» **DATA SECTION**:
start
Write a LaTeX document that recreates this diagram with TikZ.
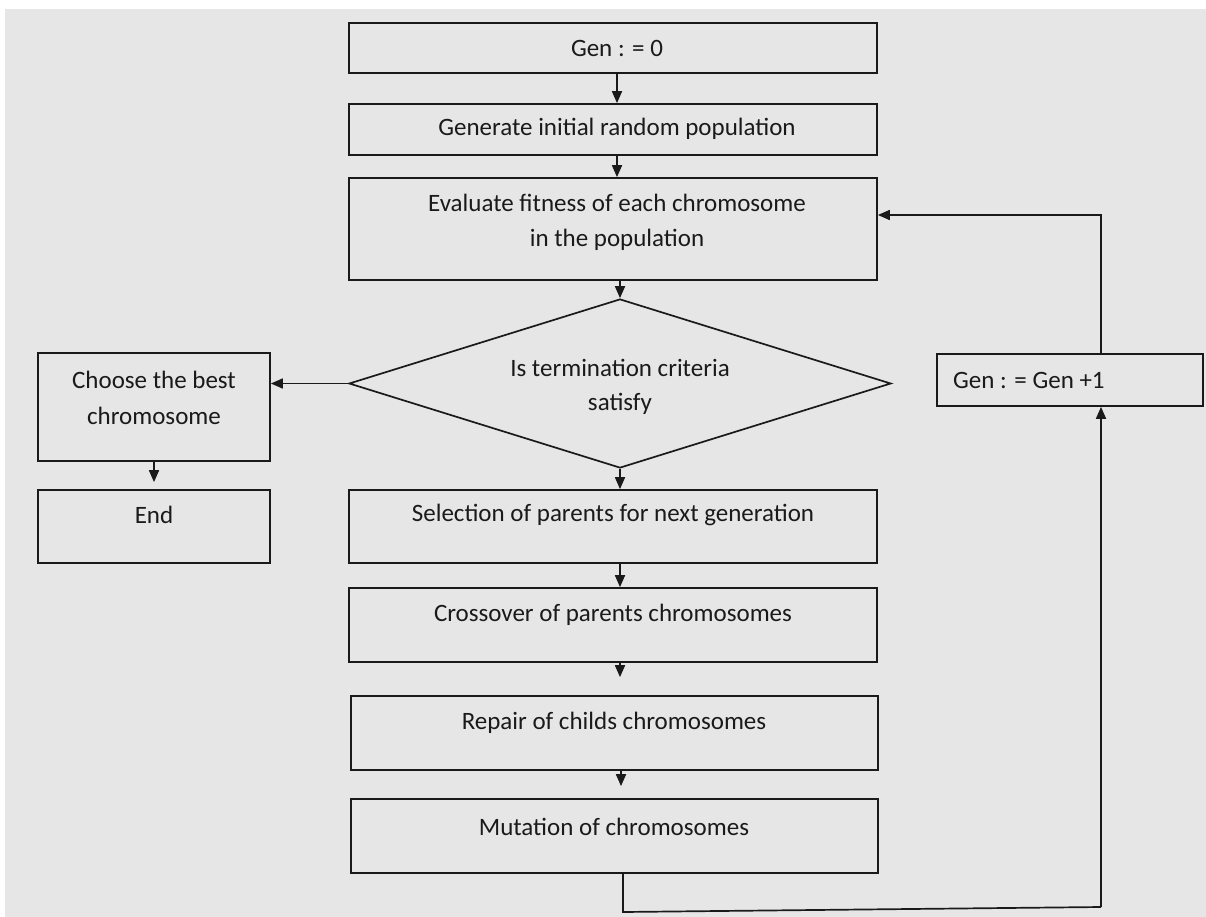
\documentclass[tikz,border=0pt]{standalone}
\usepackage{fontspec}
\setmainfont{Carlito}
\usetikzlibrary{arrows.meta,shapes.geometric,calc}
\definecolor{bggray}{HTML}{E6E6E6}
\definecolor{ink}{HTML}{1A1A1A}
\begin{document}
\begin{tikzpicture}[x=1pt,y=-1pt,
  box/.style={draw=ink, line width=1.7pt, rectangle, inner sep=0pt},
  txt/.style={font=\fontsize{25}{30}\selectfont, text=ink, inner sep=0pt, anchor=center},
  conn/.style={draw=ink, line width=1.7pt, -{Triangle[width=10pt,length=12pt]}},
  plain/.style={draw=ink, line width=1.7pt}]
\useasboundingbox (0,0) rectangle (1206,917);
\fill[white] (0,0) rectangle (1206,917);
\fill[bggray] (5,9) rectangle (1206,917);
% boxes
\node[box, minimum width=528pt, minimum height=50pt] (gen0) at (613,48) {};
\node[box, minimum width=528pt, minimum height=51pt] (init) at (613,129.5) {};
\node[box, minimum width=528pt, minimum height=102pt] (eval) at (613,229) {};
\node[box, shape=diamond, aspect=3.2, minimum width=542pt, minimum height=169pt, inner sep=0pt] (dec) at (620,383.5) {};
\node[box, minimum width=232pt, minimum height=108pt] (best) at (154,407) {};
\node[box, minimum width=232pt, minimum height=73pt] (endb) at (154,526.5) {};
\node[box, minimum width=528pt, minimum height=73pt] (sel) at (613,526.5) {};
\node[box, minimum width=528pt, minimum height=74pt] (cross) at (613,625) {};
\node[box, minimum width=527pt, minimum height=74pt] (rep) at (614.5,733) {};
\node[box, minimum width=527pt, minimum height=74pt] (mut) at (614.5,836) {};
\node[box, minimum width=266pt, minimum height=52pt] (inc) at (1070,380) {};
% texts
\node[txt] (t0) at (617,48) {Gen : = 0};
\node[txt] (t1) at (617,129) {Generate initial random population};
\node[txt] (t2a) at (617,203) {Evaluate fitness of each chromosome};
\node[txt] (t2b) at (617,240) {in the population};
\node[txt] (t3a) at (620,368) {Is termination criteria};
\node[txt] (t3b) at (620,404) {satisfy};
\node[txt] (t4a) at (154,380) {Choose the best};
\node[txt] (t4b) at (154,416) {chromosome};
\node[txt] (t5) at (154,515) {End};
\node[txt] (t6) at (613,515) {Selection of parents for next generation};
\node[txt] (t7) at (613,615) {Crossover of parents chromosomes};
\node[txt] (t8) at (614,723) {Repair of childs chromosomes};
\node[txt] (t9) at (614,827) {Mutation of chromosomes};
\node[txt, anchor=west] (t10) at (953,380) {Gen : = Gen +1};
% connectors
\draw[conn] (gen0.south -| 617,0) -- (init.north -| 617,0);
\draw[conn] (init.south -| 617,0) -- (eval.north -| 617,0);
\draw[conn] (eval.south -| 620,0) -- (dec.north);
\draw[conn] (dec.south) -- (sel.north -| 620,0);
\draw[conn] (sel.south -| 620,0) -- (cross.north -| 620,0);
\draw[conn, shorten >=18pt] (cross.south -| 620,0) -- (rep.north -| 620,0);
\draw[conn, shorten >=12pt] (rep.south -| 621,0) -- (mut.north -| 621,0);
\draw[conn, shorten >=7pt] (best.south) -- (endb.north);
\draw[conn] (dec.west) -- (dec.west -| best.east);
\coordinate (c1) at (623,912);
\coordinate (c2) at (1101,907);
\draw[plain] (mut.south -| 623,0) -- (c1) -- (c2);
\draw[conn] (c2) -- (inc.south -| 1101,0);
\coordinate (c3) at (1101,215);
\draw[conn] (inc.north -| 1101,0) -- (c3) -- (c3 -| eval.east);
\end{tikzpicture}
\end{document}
end
» **TO BE DONE**:
Without the pictures, write out the whole listing above exactly as it appears.

» **THE RESULT**:
Write a LaTeX document that recreates this diagram with TikZ.
\documentclass[tikz,border=0pt]{standalone}
\usepackage{fontspec}
\setmainfont{Carlito}
\usetikzlibrary{arrows.meta,shapes.geometric,calc}
\definecolor{bggray}{HTML}{E6E6E6}
\definecolor{ink}{HTML}{1A1A1A}
\begin{document}
\begin{tikzpicture}[x=1pt,y=-1pt,
  box/.style={draw=ink, line width=1.7pt, rectangle, inner sep=0pt},
  txt/.style={font=\fontsize{25}{30}\selectfont, text=ink, inner sep=0pt, anchor=center},
  conn/.style={draw=ink, line width=1.7pt, -{Triangle[width=10pt,length=12pt]}},
  plain/.style={draw=ink, line width=1.7pt}]
\useasboundingbox (0,0) rectangle (1206,917);
\fill[white] (0,0) rectangle (1206,917);
\fill[bggray] (5,9) rectangle (1206,917);
% boxes
\node[box, minimum width=528pt, minimum height=50pt] (gen0) at (613,48) {};
\node[box, minimum width=528pt, minimum height=51pt] (init) at (613,129.5) {};
\node[box, minimum width=528pt, minimum height=102pt] (eval) at (613,229) {};
\node[box, shape=diamond, aspect=3.2, minimum width=542pt, minimum height=169pt, inner sep=0pt] (dec) at (620,383.5) {};
\node[box, minimum width=232pt, minimum height=108pt] (best) at (154,407) {};
\node[box, minimum width=232pt, minimum height=73pt] (endb) at (154,526.5) {};
\node[box, minimum width=528pt, minimum height=73pt] (sel) at (613,526.5) {};
\node[box, minimum width=528pt, minimum height=74pt] (cross) at (613,625) {};
\node[box, minimum width=527pt, minimum height=74pt] (rep) at (614.5,733) {};
\node[box, minimum width=527pt, minimum height=74pt] (mut) at (614.5,836) {};
\node[box, minimum width=266pt, minimum height=52pt] (inc) at (1070,380) {};
% texts
\node[txt] (t0) at (617,48) {Gen : = 0};
\node[txt] (t1) at (617,129) {Generate initial random population};
\node[txt] (t2a) at (617,203) {Evaluate fitness of each chromosome};
\node[txt] (t2b) at (617,240) {in the population};
\node[txt] (t3a) at (620,368) {Is termination criteria};
\node[txt] (t3b) at (620,404) {satisfy};
\node[txt] (t4a) at (154,380) {Choose the best};
\node[txt] (t4b) at (154,416) {chromosome};
\node[txt] (t5) at (154,515) {End};
\node[txt] (t6) at (613,515) {Selection of parents for next generation};
\node[txt] (t7) at (613,615) {Crossover of parents chromosomes};
\node[txt] (t8) at (614,723) {Repair of childs chromosomes};
\node[txt] (t9) at (614,827) {Mutation of chromosomes};
\node[txt, anchor=west] (t10) at (953,380) {Gen : = Gen +1};
% connectors
\draw[conn] (gen0.south -| 617,0) -- (init.north -| 617,0);
\draw[conn] (init.south -| 617,0) -- (eval.north -| 617,0);
\draw[conn] (eval.south -| 620,0) -- (dec.north);
\draw[conn] (dec.south) -- (sel.north -| 620,0);
\draw[conn] (sel.south -| 620,0) -- (cross.north -| 620,0);
\draw[conn, shorten >=18pt] (cross.south -| 620,0) -- (rep.north -| 620,0);
\draw[conn, shorten >=12pt] (rep.south -| 621,0) -- (mut.north -| 621,0);
\draw[conn, shorten >=7pt] (best.south) -- (endb.north);
\draw[conn] (dec.west) -- (dec.west -| best.east);
\coordinate (c1) at (623,912);
\coordinate (c2) at (1101,907);
\draw[plain] (mut.south -| 623,0) -- (c1) -- (c2);
\draw[conn] (c2) -- (inc.south -| 1101,0);
\coordinate (c3) at (1101,215);
\draw[conn] (inc.north -| 1101,0) -- (c3) -- (c3 -| eval.east);
\end{tikzpicture}
\end{document}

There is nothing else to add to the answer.